-- WHAT IS NEEDED --
Return precisely the span of lines from the top of the material below to the line containing "var y = d3.scaleLog().domain([0.001, 1]).range([pBottom, pTop]);", both included. Pictures are excluded.
* begin *
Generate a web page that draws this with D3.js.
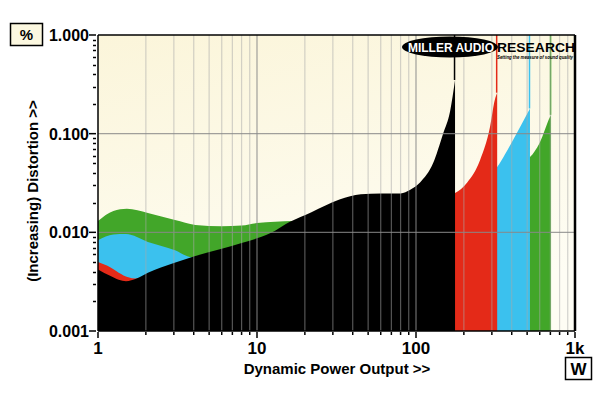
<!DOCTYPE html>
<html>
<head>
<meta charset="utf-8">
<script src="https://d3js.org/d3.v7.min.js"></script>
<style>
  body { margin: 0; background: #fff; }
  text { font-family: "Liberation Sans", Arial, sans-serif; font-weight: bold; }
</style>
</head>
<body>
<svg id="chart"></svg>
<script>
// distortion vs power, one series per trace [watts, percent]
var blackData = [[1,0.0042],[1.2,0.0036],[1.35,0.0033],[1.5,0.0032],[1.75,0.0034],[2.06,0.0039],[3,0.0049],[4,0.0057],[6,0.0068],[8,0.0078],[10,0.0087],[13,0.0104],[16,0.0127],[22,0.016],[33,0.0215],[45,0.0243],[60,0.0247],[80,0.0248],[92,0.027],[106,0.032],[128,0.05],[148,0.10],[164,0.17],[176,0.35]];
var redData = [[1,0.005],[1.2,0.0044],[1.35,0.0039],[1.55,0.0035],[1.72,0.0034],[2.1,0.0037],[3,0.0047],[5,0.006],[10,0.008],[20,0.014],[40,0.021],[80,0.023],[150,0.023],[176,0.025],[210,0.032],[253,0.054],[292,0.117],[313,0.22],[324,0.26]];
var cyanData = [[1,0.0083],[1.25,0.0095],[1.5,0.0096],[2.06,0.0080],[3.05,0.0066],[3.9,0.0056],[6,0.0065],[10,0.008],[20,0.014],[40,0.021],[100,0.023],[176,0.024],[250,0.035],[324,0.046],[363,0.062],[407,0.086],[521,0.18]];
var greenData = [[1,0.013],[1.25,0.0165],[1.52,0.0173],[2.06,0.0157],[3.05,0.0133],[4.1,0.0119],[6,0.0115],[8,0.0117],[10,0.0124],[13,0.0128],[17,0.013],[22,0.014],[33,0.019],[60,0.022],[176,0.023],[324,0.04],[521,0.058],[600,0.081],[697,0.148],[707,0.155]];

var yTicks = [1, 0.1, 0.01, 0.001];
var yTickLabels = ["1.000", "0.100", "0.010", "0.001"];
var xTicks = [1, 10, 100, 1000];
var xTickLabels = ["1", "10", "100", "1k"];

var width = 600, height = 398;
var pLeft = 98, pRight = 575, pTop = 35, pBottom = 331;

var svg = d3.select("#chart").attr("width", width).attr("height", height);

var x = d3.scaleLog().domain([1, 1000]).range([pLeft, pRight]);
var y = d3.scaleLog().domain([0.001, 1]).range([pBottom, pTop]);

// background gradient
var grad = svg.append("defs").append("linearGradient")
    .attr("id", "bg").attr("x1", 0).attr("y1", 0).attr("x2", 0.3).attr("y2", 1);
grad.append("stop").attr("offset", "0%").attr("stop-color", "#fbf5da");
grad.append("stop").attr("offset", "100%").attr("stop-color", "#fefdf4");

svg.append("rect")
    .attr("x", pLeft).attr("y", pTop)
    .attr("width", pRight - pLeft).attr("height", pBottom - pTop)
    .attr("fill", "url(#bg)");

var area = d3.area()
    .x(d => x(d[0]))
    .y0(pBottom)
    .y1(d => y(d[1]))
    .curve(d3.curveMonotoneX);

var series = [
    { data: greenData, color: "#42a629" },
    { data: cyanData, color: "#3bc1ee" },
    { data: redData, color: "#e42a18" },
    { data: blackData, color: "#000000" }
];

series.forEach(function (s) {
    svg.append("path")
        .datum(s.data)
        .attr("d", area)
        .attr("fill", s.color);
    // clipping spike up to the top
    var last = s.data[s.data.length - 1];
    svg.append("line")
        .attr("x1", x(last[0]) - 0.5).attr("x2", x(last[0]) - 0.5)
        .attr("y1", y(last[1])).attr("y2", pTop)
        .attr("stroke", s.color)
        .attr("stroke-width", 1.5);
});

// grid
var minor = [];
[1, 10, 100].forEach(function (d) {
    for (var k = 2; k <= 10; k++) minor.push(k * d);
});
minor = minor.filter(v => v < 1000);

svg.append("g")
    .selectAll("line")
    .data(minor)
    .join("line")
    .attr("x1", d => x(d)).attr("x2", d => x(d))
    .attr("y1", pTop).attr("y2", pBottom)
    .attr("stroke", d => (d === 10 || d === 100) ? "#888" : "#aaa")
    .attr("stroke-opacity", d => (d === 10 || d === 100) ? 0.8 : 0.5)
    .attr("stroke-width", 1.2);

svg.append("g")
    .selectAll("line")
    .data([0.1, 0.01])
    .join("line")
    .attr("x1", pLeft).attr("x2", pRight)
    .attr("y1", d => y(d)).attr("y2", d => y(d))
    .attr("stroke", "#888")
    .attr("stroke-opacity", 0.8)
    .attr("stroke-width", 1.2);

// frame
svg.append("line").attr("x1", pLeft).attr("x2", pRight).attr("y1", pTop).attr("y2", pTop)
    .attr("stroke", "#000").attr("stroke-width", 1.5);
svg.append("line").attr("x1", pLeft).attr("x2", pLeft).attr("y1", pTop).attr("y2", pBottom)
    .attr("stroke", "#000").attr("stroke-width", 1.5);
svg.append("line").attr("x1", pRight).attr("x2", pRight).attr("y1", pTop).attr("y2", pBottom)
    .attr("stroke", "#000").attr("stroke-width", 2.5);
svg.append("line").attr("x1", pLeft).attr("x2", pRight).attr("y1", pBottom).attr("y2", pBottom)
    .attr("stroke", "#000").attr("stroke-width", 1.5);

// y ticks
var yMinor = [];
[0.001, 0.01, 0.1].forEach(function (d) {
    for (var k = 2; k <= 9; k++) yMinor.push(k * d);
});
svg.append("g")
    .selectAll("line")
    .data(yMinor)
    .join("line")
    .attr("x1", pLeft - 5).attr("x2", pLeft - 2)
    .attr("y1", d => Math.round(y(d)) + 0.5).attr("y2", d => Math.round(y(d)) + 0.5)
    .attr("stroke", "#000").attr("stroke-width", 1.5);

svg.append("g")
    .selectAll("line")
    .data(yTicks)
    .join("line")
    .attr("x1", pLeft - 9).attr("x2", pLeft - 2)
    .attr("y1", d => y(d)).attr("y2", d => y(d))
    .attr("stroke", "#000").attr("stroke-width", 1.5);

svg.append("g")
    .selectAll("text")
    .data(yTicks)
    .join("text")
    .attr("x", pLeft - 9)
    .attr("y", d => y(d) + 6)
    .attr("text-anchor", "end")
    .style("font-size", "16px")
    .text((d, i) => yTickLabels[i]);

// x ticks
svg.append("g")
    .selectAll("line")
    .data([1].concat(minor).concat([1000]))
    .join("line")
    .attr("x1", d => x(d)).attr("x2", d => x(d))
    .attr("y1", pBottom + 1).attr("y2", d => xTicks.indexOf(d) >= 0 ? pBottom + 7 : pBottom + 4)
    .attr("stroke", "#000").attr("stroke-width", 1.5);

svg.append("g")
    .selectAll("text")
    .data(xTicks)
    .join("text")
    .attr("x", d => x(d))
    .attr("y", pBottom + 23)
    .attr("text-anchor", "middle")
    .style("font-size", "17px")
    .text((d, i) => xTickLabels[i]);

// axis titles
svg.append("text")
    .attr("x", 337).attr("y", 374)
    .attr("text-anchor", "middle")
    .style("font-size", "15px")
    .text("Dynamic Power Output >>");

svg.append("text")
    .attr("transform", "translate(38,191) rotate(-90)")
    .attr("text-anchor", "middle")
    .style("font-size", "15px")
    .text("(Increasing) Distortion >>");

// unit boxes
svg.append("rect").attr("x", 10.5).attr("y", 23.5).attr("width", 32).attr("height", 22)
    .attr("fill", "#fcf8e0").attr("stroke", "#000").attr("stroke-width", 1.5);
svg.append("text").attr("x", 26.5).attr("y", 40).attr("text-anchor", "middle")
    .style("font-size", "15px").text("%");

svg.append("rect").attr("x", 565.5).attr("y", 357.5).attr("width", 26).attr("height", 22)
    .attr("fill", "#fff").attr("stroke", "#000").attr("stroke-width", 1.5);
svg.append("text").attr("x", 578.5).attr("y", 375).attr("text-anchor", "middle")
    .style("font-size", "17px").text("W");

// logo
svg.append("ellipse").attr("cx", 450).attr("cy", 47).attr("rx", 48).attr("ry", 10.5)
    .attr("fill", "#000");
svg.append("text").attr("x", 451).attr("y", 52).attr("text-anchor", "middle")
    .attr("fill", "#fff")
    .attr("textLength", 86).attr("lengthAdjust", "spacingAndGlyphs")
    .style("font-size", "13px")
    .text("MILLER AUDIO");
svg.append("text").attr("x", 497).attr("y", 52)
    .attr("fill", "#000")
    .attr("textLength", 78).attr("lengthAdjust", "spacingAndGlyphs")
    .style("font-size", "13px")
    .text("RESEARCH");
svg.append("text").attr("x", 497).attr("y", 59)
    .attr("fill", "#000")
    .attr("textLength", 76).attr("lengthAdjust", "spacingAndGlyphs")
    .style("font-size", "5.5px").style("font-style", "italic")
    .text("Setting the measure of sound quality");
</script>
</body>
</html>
* end *
-- IN RESPONSE --
Generate a web page that draws this with D3.js.
<!DOCTYPE html>
<html>
<head>
<meta charset="utf-8">
<script src="https://d3js.org/d3.v7.min.js"></script>
<style>
  body { margin: 0; background: #fff; }
  text { font-family: "Liberation Sans", Arial, sans-serif; font-weight: bold; }
</style>
</head>
<body>
<svg id="chart"></svg>
<script>
// distortion vs power, one series per trace [watts, percent]
var blackData = [[1,0.0042],[1.2,0.0036],[1.35,0.0033],[1.5,0.0032],[1.75,0.0034],[2.06,0.0039],[3,0.0049],[4,0.0057],[6,0.0068],[8,0.0078],[10,0.0087],[13,0.0104],[16,0.0127],[22,0.016],[33,0.0215],[45,0.0243],[60,0.0247],[80,0.0248],[92,0.027],[106,0.032],[128,0.05],[148,0.10],[164,0.17],[176,0.35]];
var redData = [[1,0.005],[1.2,0.0044],[1.35,0.0039],[1.55,0.0035],[1.72,0.0034],[2.1,0.0037],[3,0.0047],[5,0.006],[10,0.008],[20,0.014],[40,0.021],[80,0.023],[150,0.023],[176,0.025],[210,0.032],[253,0.054],[292,0.117],[313,0.22],[324,0.26]];
var cyanData = [[1,0.0083],[1.25,0.0095],[1.5,0.0096],[2.06,0.0080],[3.05,0.0066],[3.9,0.0056],[6,0.0065],[10,0.008],[20,0.014],[40,0.021],[100,0.023],[176,0.024],[250,0.035],[324,0.046],[363,0.062],[407,0.086],[521,0.18]];
var greenData = [[1,0.013],[1.25,0.0165],[1.52,0.0173],[2.06,0.0157],[3.05,0.0133],[4.1,0.0119],[6,0.0115],[8,0.0117],[10,0.0124],[13,0.0128],[17,0.013],[22,0.014],[33,0.019],[60,0.022],[176,0.023],[324,0.04],[521,0.058],[600,0.081],[697,0.148],[707,0.155]];

var yTicks = [1, 0.1, 0.01, 0.001];
var yTickLabels = ["1.000", "0.100", "0.010", "0.001"];
var xTicks = [1, 10, 100, 1000];
var xTickLabels = ["1", "10", "100", "1k"];

var width = 600, height = 398;
var pLeft = 98, pRight = 575, pTop = 35, pBottom = 331;

var svg = d3.select("#chart").attr("width", width).attr("height", height);

var x = d3.scaleLog().domain([1, 1000]).range([pLeft, pRight]);
var y = d3.scaleLog().domain([0.001, 1]).range([pBottom, pTop]);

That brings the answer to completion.